South African auto sector continues to attract investment

Powered by exports, the biggest vehicle market in Africa and the potential as a gateway to the continent, international OEMs continue to invest in South Africa, according to Nico Vermeulen, executive director of the National Association of Automobile Manufacturers of South Africa (Naamsa).

Vehicle production is the second-biggest industry in South Africa’s manufacturing sector, and one of the fastest-growing. OEMs include Volkswagen, General Motors and Mercedes-Benz in the Eastern Cape province, Toyota in the Natal province and Nissan, Ford, and BMW. Tata, Fiat and Renault are among the companies which have plans to set up plants in the near future.

OEMs in the country are expected to invest over half a billion dollars in new equipment, facilities, training and R&D during 2008. This is four times higher than the amount invested in 2001.

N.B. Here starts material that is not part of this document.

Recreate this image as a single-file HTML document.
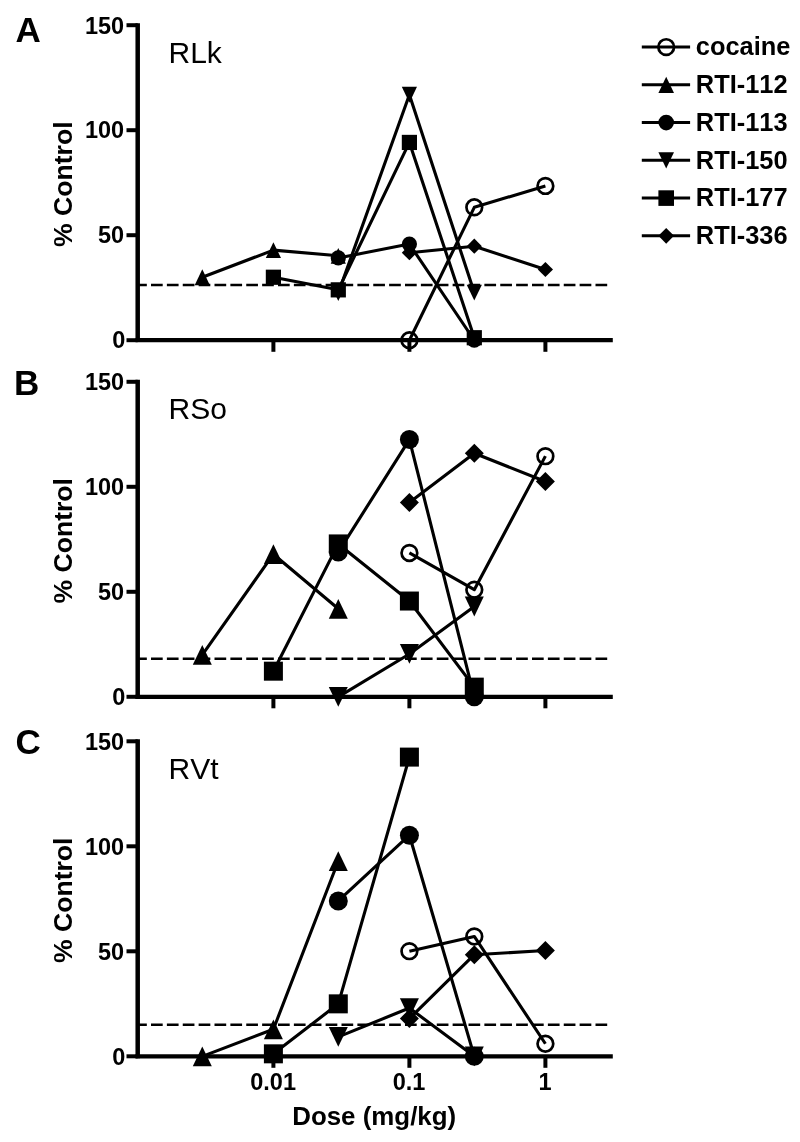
<!DOCTYPE html>
<html><head><meta charset="utf-8"><title>Figure</title>
<style>
html,body{margin:0;padding:0;background:#fff;}
svg{display:block;filter:blur(0.45px);}
text{font-family:"Liberation Sans",Arial,Helvetica,sans-serif;fill:#000;font-kerning:none;}
.b{font-weight:bold;}
.tk{font-weight:bold;font-size:23.5px;}
.ax{font-weight:bold;font-size:26.6px;}
.lg{font-weight:bold;font-size:25.4px;}
.pl{font-weight:bold;font-size:35px;}
.tt{font-size:30px;}
.ln{fill:none;stroke:#000;stroke-width:3.1;stroke-linejoin:round;}
</style></head><body>
<svg width="800" height="1142" viewBox="0 0 800 1142">
<rect width="800" height="1142" fill="#fff"/>
<g>
<text class="pl" x="15.6" y="42.1">A</text>
<text class="tt" x="168.5" y="62.8">RLk</text>
<text class="ax" transform="translate(71.5,184.2) rotate(-90)" text-anchor="middle">% Control</text>
<path d="M137.7 23.2V342.1" stroke="#000" stroke-width="4.5" fill="none"/>
<path d="M135.5 340.2H612.8" stroke="#000" stroke-width="4.3" fill="none"/>
<path d="M126.5 340.2H137.7" stroke="#000" stroke-width="4" fill="none"/>
<text class="tk" x="125.3" y="348.4" text-anchor="end">0</text>
<path d="M126.5 235.2H137.7" stroke="#000" stroke-width="4" fill="none"/>
<text class="tk" x="124.2" y="243.4" text-anchor="end">50</text>
<path d="M126.5 130.2H137.7" stroke="#000" stroke-width="4" fill="none"/>
<text class="tk" x="124.2" y="138.4" text-anchor="end">100</text>
<path d="M126.5 25.2H137.7" stroke="#000" stroke-width="4" fill="none"/>
<text class="tk" x="124.2" y="33.5" text-anchor="end">150</text>
<path d="M273.4 340.2V351.8" stroke="#000" stroke-width="4" fill="none"/>
<path d="M409.4 340.2V351.8" stroke="#000" stroke-width="4" fill="none"/>
<path d="M545.4 340.2V351.8" stroke="#000" stroke-width="4" fill="none"/>
<path d="M137.7 285.0H607.3" stroke="#000" stroke-width="2.6" stroke-dasharray="11.7 4.175" stroke-dashoffset="2.575" fill="none"/>
<polyline class="ln" points="409.40,340.25 474.29,207.32 545.40,185.90"/>
<polyline class="ln" points="202.29,277.25 273.40,250.16 338.29,255.83"/>
<polyline class="ln" points="338.29,257.93 409.40,244.07 474.29,340.25"/>
<polyline class="ln" points="338.29,293.00 409.40,94.76 474.29,292.58"/>
<polyline class="ln" points="273.40,277.25 338.29,289.85 409.40,142.43 474.29,337.73"/>
<polyline class="ln" points="409.40,252.68 474.29,246.17 545.40,269.48"/>
<circle cx="409.40" cy="340.25" r="7.85" fill="none" stroke="#000" stroke-width="2.7"/>
<circle cx="474.29" cy="207.32" r="7.85" fill="none" stroke="#000" stroke-width="2.7"/>
<circle cx="545.40" cy="185.90" r="7.85" fill="none" stroke="#000" stroke-width="2.7"/>
<polygon points="194.69,285.15 209.89,285.15 202.29,269.35"/>
<polygon points="265.80,258.06 281.00,258.06 273.40,242.26"/>
<polygon points="330.69,263.73 345.89,263.73 338.29,247.93"/>
<circle cx="338.29" cy="257.93" r="7.60"/>
<circle cx="409.40" cy="244.07" r="7.60"/>
<circle cx="474.29" cy="340.25" r="7.60"/>
<polygon points="330.69,285.10 345.89,285.10 338.29,300.90"/>
<polygon points="401.80,86.86 417.00,86.86 409.40,102.66"/>
<polygon points="466.69,284.68 481.89,284.68 474.29,300.48"/>
<rect x="265.80" y="269.65" width="15.20" height="15.20"/>
<rect x="330.69" y="282.25" width="15.20" height="15.20"/>
<rect x="401.80" y="134.83" width="15.20" height="15.20"/>
<rect x="466.69" y="330.13" width="15.20" height="15.20"/>
<polygon points="401.80,252.68 409.40,245.08 417.00,252.68 409.40,260.28"/>
<polygon points="466.69,246.17 474.29,238.57 481.89,246.17 474.29,253.77"/>
<polygon points="537.80,269.48 545.40,261.88 553.00,269.48 545.40,277.08"/>
</g>
<g>
<text class="pl" x="14.1" y="394.7">B</text>
<text class="tt" x="168.5" y="419.3">RSo</text>
<text class="ax" transform="translate(71.5,540.8) rotate(-90)" text-anchor="middle">% Control</text>
<path d="M137.7 379.8V698.7" stroke="#000" stroke-width="4.5" fill="none"/>
<path d="M135.5 696.8H612.8" stroke="#000" stroke-width="4.3" fill="none"/>
<path d="M126.5 696.8H137.7" stroke="#000" stroke-width="4" fill="none"/>
<text class="tk" x="125.3" y="705.0" text-anchor="end">0</text>
<path d="M126.5 591.8H137.7" stroke="#000" stroke-width="4" fill="none"/>
<text class="tk" x="124.2" y="600.0" text-anchor="end">50</text>
<path d="M126.5 486.8H137.7" stroke="#000" stroke-width="4" fill="none"/>
<text class="tk" x="124.2" y="495.0" text-anchor="end">100</text>
<path d="M126.5 381.8H137.7" stroke="#000" stroke-width="4" fill="none"/>
<text class="tk" x="124.2" y="390.0" text-anchor="end">150</text>
<path d="M273.4 696.8V708.3" stroke="#000" stroke-width="4" fill="none"/>
<path d="M409.4 696.8V708.3" stroke="#000" stroke-width="4" fill="none"/>
<path d="M545.4 696.8V708.3" stroke="#000" stroke-width="4" fill="none"/>
<path d="M137.7 658.8H607.3" stroke="#000" stroke-width="2.6" stroke-dasharray="11.7 4.175" stroke-dashoffset="2.575" fill="none"/>
<polyline class="ln" points="409.40,552.95 474.29,589.70 545.40,456.14"/>
<polyline class="ln" points="202.29,654.80 273.40,554.21 338.29,608.81"/>
<polyline class="ln" points="338.29,552.11 409.40,439.55 474.29,696.80"/>
<polyline class="ln" points="338.29,696.80 409.40,653.96 474.29,606.50"/>
<polyline class="ln" points="273.40,671.18 338.29,543.92 409.40,601.04 474.29,687.14"/>
<polyline class="ln" points="409.40,502.55 474.29,453.20 545.40,481.55"/>
<circle cx="409.40" cy="552.95" r="7.85" fill="none" stroke="#000" stroke-width="2.7"/>
<circle cx="474.29" cy="589.70" r="7.85" fill="none" stroke="#000" stroke-width="2.7"/>
<circle cx="545.40" cy="456.14" r="7.85" fill="none" stroke="#000" stroke-width="2.7"/>
<polygon points="192.79,664.68 211.79,664.68 202.29,644.92"/>
<polygon points="263.90,564.09 282.90,564.09 273.40,544.33"/>
<polygon points="328.79,618.69 347.79,618.69 338.29,598.93"/>
<circle cx="338.29" cy="552.11" r="9.50"/>
<circle cx="409.40" cy="439.55" r="9.50"/>
<circle cx="474.29" cy="696.80" r="9.50"/>
<polygon points="328.79,686.92 347.79,686.92 338.29,706.68"/>
<polygon points="399.90,644.08 418.90,644.08 409.40,663.84"/>
<polygon points="464.79,596.62 483.79,596.62 474.29,616.38"/>
<rect x="263.90" y="661.68" width="19.00" height="19.00"/>
<rect x="328.79" y="534.42" width="19.00" height="19.00"/>
<rect x="399.90" y="591.54" width="19.00" height="19.00"/>
<rect x="464.79" y="677.64" width="19.00" height="19.00"/>
<polygon points="399.90,502.55 409.40,493.05 418.90,502.55 409.40,512.05"/>
<polygon points="464.79,453.20 474.29,443.70 483.79,453.20 474.29,462.70"/>
<polygon points="535.90,481.55 545.40,472.05 554.90,481.55 545.40,491.05"/>
</g>
<g>
<text class="pl" x="15.6" y="753.5">C</text>
<text class="tt" x="168.5" y="778.8">RVt</text>
<text class="ax" transform="translate(71.5,900.3) rotate(-90)" text-anchor="middle">% Control</text>
<path d="M137.7 739.3V1058.2" stroke="#000" stroke-width="4.5" fill="none"/>
<path d="M135.5 1056.3H612.8" stroke="#000" stroke-width="4.3" fill="none"/>
<path d="M126.5 1056.3H137.7" stroke="#000" stroke-width="4" fill="none"/>
<text class="tk" x="125.3" y="1064.5" text-anchor="end">0</text>
<path d="M126.5 951.3H137.7" stroke="#000" stroke-width="4" fill="none"/>
<text class="tk" x="124.2" y="959.5" text-anchor="end">50</text>
<path d="M126.5 846.3H137.7" stroke="#000" stroke-width="4" fill="none"/>
<text class="tk" x="124.2" y="854.5" text-anchor="end">100</text>
<path d="M126.5 741.3H137.7" stroke="#000" stroke-width="4" fill="none"/>
<text class="tk" x="124.2" y="749.5" text-anchor="end">150</text>
<path d="M273.4 1056.3V1067.8" stroke="#000" stroke-width="4" fill="none"/>
<path d="M409.4 1056.3V1067.8" stroke="#000" stroke-width="4" fill="none"/>
<path d="M545.4 1056.3V1067.8" stroke="#000" stroke-width="4" fill="none"/>
<path d="M137.7 1024.8H607.3" stroke="#000" stroke-width="2.6" stroke-dasharray="11.7 4.175" stroke-dashoffset="2.575" fill="none"/>
<polyline class="ln" points="409.40,951.14 474.29,936.44 545.40,1043.75"/>
<polyline class="ln" points="202.29,1056.35 273.40,1029.26 338.29,861.05"/>
<polyline class="ln" points="338.29,900.95 409.40,835.22 474.29,1056.35"/>
<polyline class="ln" points="338.29,1036.82 409.40,1008.05 474.29,1056.35"/>
<polyline class="ln" points="273.40,1053.83 338.29,1003.85 409.40,757.10"/>
<polyline class="ln" points="409.40,1018.55 474.29,954.71 545.40,950.51"/>
<circle cx="409.40" cy="951.14" r="7.85" fill="none" stroke="#000" stroke-width="2.7"/>
<circle cx="474.29" cy="936.44" r="7.85" fill="none" stroke="#000" stroke-width="2.7"/>
<circle cx="545.40" cy="1043.75" r="7.85" fill="none" stroke="#000" stroke-width="2.7"/>
<polygon points="192.79,1066.23 211.79,1066.23 202.29,1046.47"/>
<polygon points="263.90,1039.14 282.90,1039.14 273.40,1019.38"/>
<polygon points="328.79,870.93 347.79,870.93 338.29,851.17"/>
<circle cx="338.29" cy="900.95" r="9.50"/>
<circle cx="409.40" cy="835.22" r="9.50"/>
<circle cx="474.29" cy="1056.35" r="9.50"/>
<polygon points="328.79,1026.94 347.79,1026.94 338.29,1046.70"/>
<polygon points="399.90,998.17 418.90,998.17 409.40,1017.93"/>
<polygon points="464.79,1046.47 483.79,1046.47 474.29,1066.23"/>
<rect x="263.90" y="1044.33" width="19.00" height="19.00"/>
<rect x="328.79" y="994.35" width="19.00" height="19.00"/>
<rect x="399.90" y="747.60" width="19.00" height="19.00"/>
<polygon points="399.90,1018.55 409.40,1009.05 418.90,1018.55 409.40,1028.05"/>
<polygon points="464.79,954.71 474.29,945.21 483.79,954.71 474.29,964.21"/>
<polygon points="535.90,950.51 545.40,941.01 554.90,950.51 545.40,960.01"/>
</g>
<text class="tk" x="273.1" y="1090" text-anchor="middle">0.01</text>
<text class="tk" x="409.1" y="1090" text-anchor="middle">0.1</text>
<text class="tk" x="545.1" y="1090" text-anchor="middle">1</text>
<text class="ax" style="font-size:25.9px" x="374.2" y="1125.3" text-anchor="middle">Dose (mg/kg)</text>
<path d="M641.8 47.10H690.1" stroke="#000" stroke-width="3" fill="none"/>
<circle cx="666.20" cy="47.10" r="7.85" fill="none" stroke="#000" stroke-width="2.7"/>
<text class="lg" x="695.8" y="55.30">cocaine</text>
<path d="M641.8 84.85H690.1" stroke="#000" stroke-width="3" fill="none"/>
<polygon points="658.40,92.96 674.00,92.96 666.20,76.74"/>
<text class="lg" x="695.8" y="93.05">RTI-112</text>
<path d="M641.8 122.60H690.1" stroke="#000" stroke-width="3" fill="none"/>
<circle cx="666.20" cy="122.60" r="7.80"/>
<text class="lg" x="695.8" y="130.80">RTI-113</text>
<path d="M641.8 160.35H690.1" stroke="#000" stroke-width="3" fill="none"/>
<polygon points="658.40,152.24 674.00,152.24 666.20,168.46"/>
<text class="lg" x="695.8" y="168.55">RTI-150</text>
<path d="M641.8 198.10H690.1" stroke="#000" stroke-width="3" fill="none"/>
<rect x="658.40" y="190.30" width="15.60" height="15.60"/>
<text class="lg" x="695.8" y="206.30">RTI-177</text>
<path d="M641.8 235.85H690.1" stroke="#000" stroke-width="3" fill="none"/>
<polygon points="658.40,235.85 666.20,228.05 674.00,235.85 666.20,243.65"/>
<text class="lg" x="695.8" y="244.05">RTI-336</text>
</svg></body></html>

While the local passenger car market has contracted, Vermeulen says export volumes are accelerating projected at 266,000 units in 2008 – a huge increase over the 68,000 in 2001. Markets include Africa, the East, Europe and the Americas. This growth and the successes of SA component exporters has led to Naamsa predicting that, “for the first time since 1995, the industry could achieve a modest trade surplus”.

“The substantial growth in vehicle and component exports will lend support to local vehicle and component manufacturing operations,” says Vermeulen. There are also signs that the South African economy is continuing to move forward in the face of the global slow-down. In his quarterly review of business conditions, Vermeulen  says “sales of new commercial vehicles registered strong gains rising to record levels on the back of strong investment in infrastructural development projects”.